Europe Features
Village lives in fear amid 'pointless mafia war'
By Carola Frentzen Aug 16, 2007, 12:35 GMT
Rome - Ferragosto or August 15, the Feast of the Assumption when Catholics believe the Virgin Mary was assumed bodily into Heaven, is the biggest holiday of the Italian year, but while Romans, Milanese and Florentines were heading to the beach and organizing picnics, people in San Luca village were cowering in their homes.
An Italian television crew is in the village to interview relatives about the six locals who were killed earlier in the week in the German city of Duisburg, but they were met by empty streets and silence. 'San Luca has become a ghost town,' Ansa news agency reported.
San Luca's 4,000 souls are utterly terrified: they fear retaliation, revenge or a fresh outbreak of violence. For 16 years, a mafia feud between the Strangio-Nirta and Pelle-Romeo clans has been raging, resulting in the deaths of 20 people so far.
But never before in the history of the 'Ndrangheta, as the mafia in the southern region of Calabria is known, have six young men been 'executed' at the same time.
'Everyone is afraid that there will be a chain reaction,' a spokesman for the official RAI television network said.
That is why on the day after Ferragosto San Luca looks like the high-security wing of a prison: large numbers of carabinieri and special police units are checking everyone entering the village and patrolling the streets. 'This is how every attempt by the Vottari- Pelle group to find an explanation for the massacre has been nipped in the bud,' one journalist wrote.
It seems more and more likely that a 25-year-old identified as Marco M was the killers' main target. He is believed to belong to the Vottari-Pelle clan, like the five other victims, ranging in age from 16 to 38.
The Strangio-Nirta families believe that Marco M is the chief culprit in the murder of Maria Strangio, wife of the former clan head Giovanni Nirta, who was killed in December. Four people have been killed in revenge attacks since then and 21 Kalashnikov shots were fired as a warning at a house in which six families lived.

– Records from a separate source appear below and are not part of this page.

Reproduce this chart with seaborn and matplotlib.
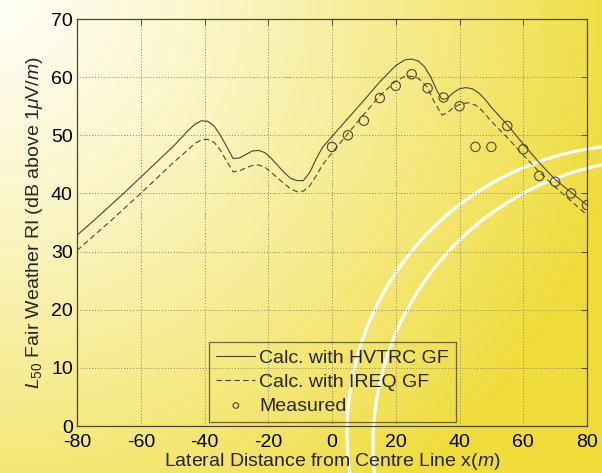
import numpy as np
import pandas as pd
import matplotlib
matplotlib.use("Agg")
import matplotlib.pyplot as plt
from matplotlib.patches import Circle
import seaborn as sns

# Calculated L50 with the HVTRC ground-factor model
x_hvtrc = [-80, -75, -70, -65, -60, -55, -50, -47, -45, -43, -41, -39, -37, -35, -33,
           -31, -29, -27, -25, -23, -21, -19, -17, -15, -13, -11, -9, -7, -5, -3,
           0, 5, 10, 15, 20, 23, 25, 27, 29, 31, 33, 34.5, 36, 38, 40, 42, 44, 46,
           48, 50, 55, 60, 65, 70, 75, 80]
y_hvtrc = [32.8, 35.2, 37.7, 40.2, 42.8, 45.4, 48.0, 49.7, 50.9, 51.9, 52.5, 52.4, 51.6,
           50.0, 48.0, 46.0, 46.1, 46.7, 47.3, 47.4, 47.0, 46.0, 44.8, 43.6, 42.6, 42.2,
           42.2, 43.6, 45.9, 47.9, 49.8, 52.9, 56.0, 59.2, 62.0, 63.0, 63.1, 62.8, 61.8,
           60.0, 57.6, 56.2, 56.3, 57.3, 58.0, 58.2, 58.0, 57.3, 56.2, 54.8, 51.8, 48.5,
           45.3, 42.4, 40.2, 38.0]

# Calculated L50 with the IREQ ground-factor model
x_ireq = [-80, -75, -70, -65, -60, -55, -50, -45, -43, -41, -39, -37, -35, -33, -31,
          -29, -27, -25, -23, -21, -19, -17, -15, -13, -11, -9, -7, -5, -3, 0, 5, 10,
          15, 20, 23, 26, 28, 30, 32, 34.5, 36, 38, 40, 42.5, 45, 47, 50, 55, 60, 65,
          70, 75, 80]
y_ireq = [30.2, 32.6, 35.0, 37.5, 40.0, 42.6, 45.2, 47.6, 48.6, 49.2, 49.3, 48.8, 47.4,
          45.5, 43.7, 43.9, 44.4, 44.8, 44.9, 44.5, 43.6, 42.6, 41.7, 40.8, 40.3, 40.4,
          41.3, 43.0, 44.9, 47.0, 50.3, 53.6, 56.8, 59.3, 60.2, 60.1, 59.4, 58.2, 55.8,
          53.5, 53.8, 54.7, 55.3, 55.6, 55.2, 54.3, 52.4, 49.6, 46.6, 43.7, 41.1, 38.7,
          36.3]

# Field measurements
x_meas = [0, 5, 10, 15, 20, 25, 30, 35, 40, 45, 50, 55, 60, 65, 70, 75, 80]
y_meas = [48.0, 50.0, 52.5, 56.4, 58.5, 60.5, 58.1, 56.5, 55.0, 48.0, 48.0, 51.6,
          47.6, 43.0, 42.0, 40.0, 38.0]

x_ticks = [-80, -60, -40, -20, 0, 20, 40, 60, 80]
y_ticks = [0, 10, 20, 30, 40, 50, 60, 70]

labels = ["Calc. with HVTRC GF", "Calc. with IREQ GF", "Measured"]

df_h = pd.DataFrame({"x": x_hvtrc, "y": y_hvtrc})
df_i = pd.DataFrame({"x": x_ireq, "y": y_ireq})
df_m = pd.DataFrame({"x": x_meas, "y": y_meas})

sns.set_theme(style="white")
plt.rcParams["font.family"] = ["Liberation Sans", "DejaVu Sans"]
plt.rcParams["axes.unicode_minus"] = False
plt.rcParams["mathtext.fontset"] = "custom"
plt.rcParams["mathtext.rm"] = "Liberation Sans"
plt.rcParams["mathtext.it"] = "Liberation Sans:italic"
plt.rcParams["mathtext.bf"] = "Liberation Sans:bold"

FS = 14
W, H = 602, 473
fig = plt.figure(figsize=(W / 100, H / 100), dpi=100)

# Decorative backdrop: white-to-yellow radial wash with two white arcs
bg = fig.add_axes([0, 0, 1, 1], zorder=0)
yy, xx = np.mgrid[0:H, 0:W]
d = np.sqrt(xx ** 2 + yy ** 2)
s = np.clip(d / 640.0, 0, 1) ** 1.25
c0 = np.array([255, 254, 245]) / 255.0
c1 = np.array([239, 220, 58]) / 255.0
img = c0[None, None, :] * (1 - s[..., None]) + c1[None, None, :] * s[..., None]
bg.imshow(img, extent=(0, W, H, 0), aspect="auto", interpolation="bilinear")
for (cx, cy, r) in [(635, 433, 288), (659, 445, 286)]:
    bg.add_patch(Circle((cx, cy), r, fill=False, edgecolor="white", linewidth=2.3))
bg.set_xlim(0, W)
bg.set_ylim(H, 0)
bg.axis("off")

ax = fig.add_axes([77 / W, (H - 426) / H, 510 / W, 407 / H], zorder=1)
ax.set_facecolor("none")

line_col = "#4a4632"
sns.lineplot(data=df_h, x="x", y="y", ax=ax, color=line_col, linewidth=0.8,
             label=labels[0], estimator=None, sort=False)
sns.lineplot(data=df_i, x="x", y="y", ax=ax, color=line_col, linewidth=0.8,
             linestyle=(0, (5, 3)), label=labels[1], estimator=None, sort=False)
sns.scatterplot(data=df_m, x="x", y="y", ax=ax, marker="o", s=45,
                facecolor="none", edgecolor=line_col, linewidth=0.8,
                label=labels[2])

ax.set_xlim(-80, 80)
ax.set_ylim(0, 70)
ax.set_xticks(x_ticks)
ax.set_yticks(y_ticks)
ax.grid(True, linestyle=(0, (1, 2)), color="#8c8450", linewidth=0.7)
ax.tick_params(direction="in", length=4, width=0.7, colors="#4a4632",
               labelcolor="black", labelsize=FS, top=True, right=True,
               pad=3)
ax.tick_params(axis="x", pad=5.5)
for sp in ax.spines.values():
    sp.set_color("#4a4632")
    sp.set_linewidth(0.9)

ax.set_xlabel(r"Lateral Distance from Centre Line x($\mathit{m}$)", fontsize=FS,
              labelpad=0)
ax.set_ylabel(r"$\mathit{L_{50}}$ Fair Weather RI (dB above 1$\mathit{\mu}$V/$\mathit{m}$)",
              fontsize=FS, labelpad=4)

leg = ax.legend(loc="lower left", bbox_to_anchor=((209 - 77) / 510, 4 / 407),
                borderaxespad=0, frameon=True, fancybox=False, fontsize=FS,
                handlelength=2.0, handletextpad=0.2, labelspacing=0.33,
                borderpad=0.38, markerscale=0.6)
leg.get_frame().set_facecolor("none")
leg.get_frame().set_edgecolor("#4a4632")
leg.get_frame().set_linewidth(0.9)

fig.savefig("out.png", dpi=100)
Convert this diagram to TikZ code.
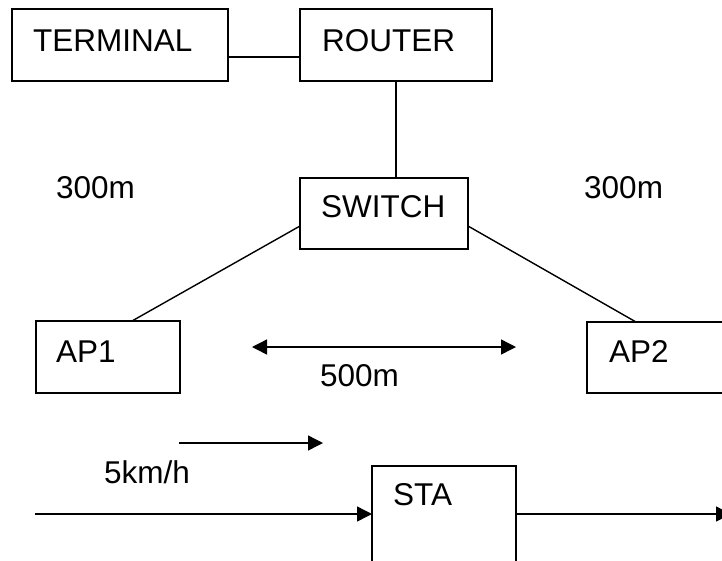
\documentclass[tikz,border=0pt]{standalone}
\usepackage{fontspec}
\setmainfont{Liberation Sans}
\usetikzlibrary{arrows.meta}
\begin{document}
\begin{tikzpicture}[x=1pt,y=-1pt,
  box/.style={draw,line width=1.5pt,inner sep=0pt,outer sep=0pt},
  lbl/.style={anchor=base west,inner sep=0pt,font=\fontsize{31.5}{38}\selectfont},
  conn/.style={line width=1.4pt},
  arr/.style={line width=1.4pt,-{Triangle[length=15pt,width=15pt]}},
  darr/.style={line width=1.4pt,{Triangle[length=15pt,width=15pt]}-{Triangle[length=15pt,width=15pt]}}]
\useasboundingbox (0,0) rectangle (722,560);
% boxes
\node[box,minimum width=216pt,minimum height=72pt] (term) at (120,45) {};
\node[box,minimum width=192pt,minimum height=72pt] (router) at (396,45) {};
\node[box,minimum width=168pt,minimum height=71pt] (switch) at (384,213.5) {};
\node[box,minimum width=144pt,minimum height=72pt] (ap1) at (108,357) {};
\node[box,minimum width=144pt,minimum height=71pt] (ap2) at (659,357.5) {};
\node[box,minimum width=144pt,minimum height=144pt] (sta) at (444,538) {};
% labels
\node[lbl] (tterm) at (33,51) {TERMINAL};
\node[lbl] (trouter) at (322,51) {ROUTER};
\node[lbl] (tswitch) at (321,217) {SWITCH};
\node[lbl] (tap1) at (56,362) {AP1};
\node[lbl] (tap2) at (609,362) {AP2};
\node[lbl] (tsta) at (393,505) {STA};
\node[lbl] (d1) at (56,198) {300m};
\node[lbl] (d2) at (584,198) {300m};
\node[lbl] (d3) at (320,386) {500m};
\node[lbl] (speed) at (104,483) {5km/h};
% connectors
\draw[conn] ([yshift=-12pt]term.east) -- ([yshift=-12pt]router.west);
\draw[conn] (router.south) -- (router.south |- switch.north);
\draw[conn] ([yshift=-12.5pt]switch.west) -- ([xshift=24pt]ap1.north);
\draw[conn] ([yshift=-12.5pt]switch.east) -- ([xshift=-23pt]ap2.north);
% arrows
\coordinate (m1) at (252,347);
\coordinate (m2) at (516,347);
\draw[darr] (m1) -- (m2);
\coordinate (v1) at (179,443);
\coordinate (v2) at (323,443);
\draw[arr] (v1) -- (v2);
\coordinate (in) at (35,514);
\draw[arr] (in) -- (sta.west |- in);
\coordinate (out) at (731,514);
\draw[arr] (sta.east |- out) -- (out);
\end{tikzpicture}
\end{document}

How did the feud that has the people of San Luca living in fear start? As is so often the case with mafia clans, the beginnings of the dispute are negligible: the two families threw eggs at each other at a carnival in 1991. The seemingly harmless joke soon snowballed into bloody conflict. A few days after the carnival, two people were lured into an ambush and murdered, which set the years of feuding off. 'This is a pointless war,' one television reporter said.
There have been occasions when the two sides have declared a form of truce, but this seems to have been irrevocably shattered.
In addition to the revenge attacks, the clans are also involved in drug-dealing and the control of certain territories.
There does not seem to be an end in sight for the people of San Luca, as once the summer is over and the police have stopped their checks, the 'Ndrangheta's next victim is inevitable.